11. Builder reputation and pending litigation

Search the builder's name on the official RERA portal of the state. Check the project against the registry on the central RERA system if applicable. Any active complaints, missed deadlines, or compounded penalties signal trouble. Avoid builders with weak track records, even if the price looks attractive.

12. Tax treatment of rental income

Rental income is taxed in India under "Income from House Property" with a 30 percent standard deduction and home loan interest deduction. Run a quick projection to see your post-tax yield. Many investors over-estimate cash flow by ignoring this step. The difference between gross and post-tax can change a great-looking deal into a poor one.

The honest closing thought

Run all twelve checks before you commit. Some will take an hour, some will take a week. The total effort is small next to a multi-decade financial commitment. The most expensive mistake in real estate investing is buying first and verifying later — by then, the price you paid is locked in. Do the work upfront, and a rental property can quietly compound for thirty years. Skip the work, and a bad property can compound losses just as steadily.
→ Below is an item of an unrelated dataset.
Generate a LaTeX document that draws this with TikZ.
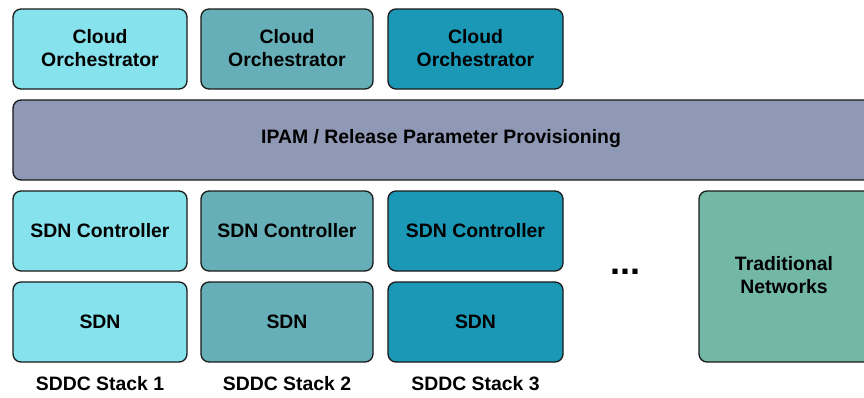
\documentclass[tikz,border=0pt]{standalone}
\usepackage{fontspec}
\setmainfont{Liberation Sans}
\begin{document}
\begin{tikzpicture}[x=1pt,y=-1pt,
  blk/.style={draw=black!90,line width=1.3pt,rounded corners=8pt},
  lbl/.style={font=\fontsize{19.4}{22.5}\selectfont\bfseries,align=center},
]
\definecolor{cA}{HTML}{86E2EC}
\definecolor{cB}{HTML}{67AFB8}
\definecolor{cC}{HTML}{1A98B6}
\definecolor{cIpam}{HTML}{8F98B5}
\definecolor{cTrad}{HTML}{72B8A5}
\useasboundingbox (0,0) rectangle (864,397);
\clip (0,0) rectangle (864,397);
% one column per SDDC stack
\foreach \c/\xa/\xb/\n in {cA/13/187/1,cB/201/373/2,cC/388/563/3}{
  \draw[blk,fill=\c] (\xa,9) rectangle (\xb,89);
  \node[lbl] (orch\n) at ({(\xa+\xb)/2},48) {Cloud\\Orchestrator};
  \draw[blk,fill=\c] (\xa,191) rectangle (\xb,271);
  \node[lbl] (ctl\n) at ({(\xa+\xb)/2},231) {SDN Controller};
  \draw[blk,fill=\c] (\xa,282) rectangle (\xb,362);
  \node[lbl] (sdn\n) at ({(\xa+\xb)/2},322) {SDN};
  \node[lbl] (stack\n) at ({(\xa+\xb)/2},384) {SDDC Stack \n};
}
% provisioning layer
\draw[blk,fill=cIpam] (13,100) rectangle (900,180);
\node[lbl] (ipam) at (441,139) {IPAM / Release Parameter Provisioning};
% traditional networks
\draw[blk,fill=cTrad] (699,191) rectangle (900,362);
\node[lbl] (trad) at (784,275) {Traditional\\Networks};
\node[font=\fontsize{36}{36}\selectfont\bfseries,anchor=base] (dots) at (625,274) {...};
\end{tikzpicture}
\end{document}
Frequently Asked Questions

What is a good rental yield in India?
A healthy gross rental yield in most Indian cities sits between 2.5 and 4 percent of the purchase price. Lower than 2.5 percent and you are paying mainly for capital appreciation rather than income.
What is the most common mistake when buying a rental property?
Underestimating expenses. Many buyers calculate yield on gross rent without subtracting tax, maintenance, vacancy, and repairs. Net yield is often 30 to 40 percent below the gross figure brokers quote.
Should I check the building plan before buying a flat?
Yes. Match the actual building against the sanctioned plan from the local authority. Unauthorised construction can lead to demolition orders, refused home loans, and serious resale problems later on.
How important is the builder's RERA record?
Very important. The RERA portal lists active complaints, missed deadlines, and penalties. Avoid builders with poor track records even if the unit price looks attractive — title and possession issues are far more costly than a small price gain.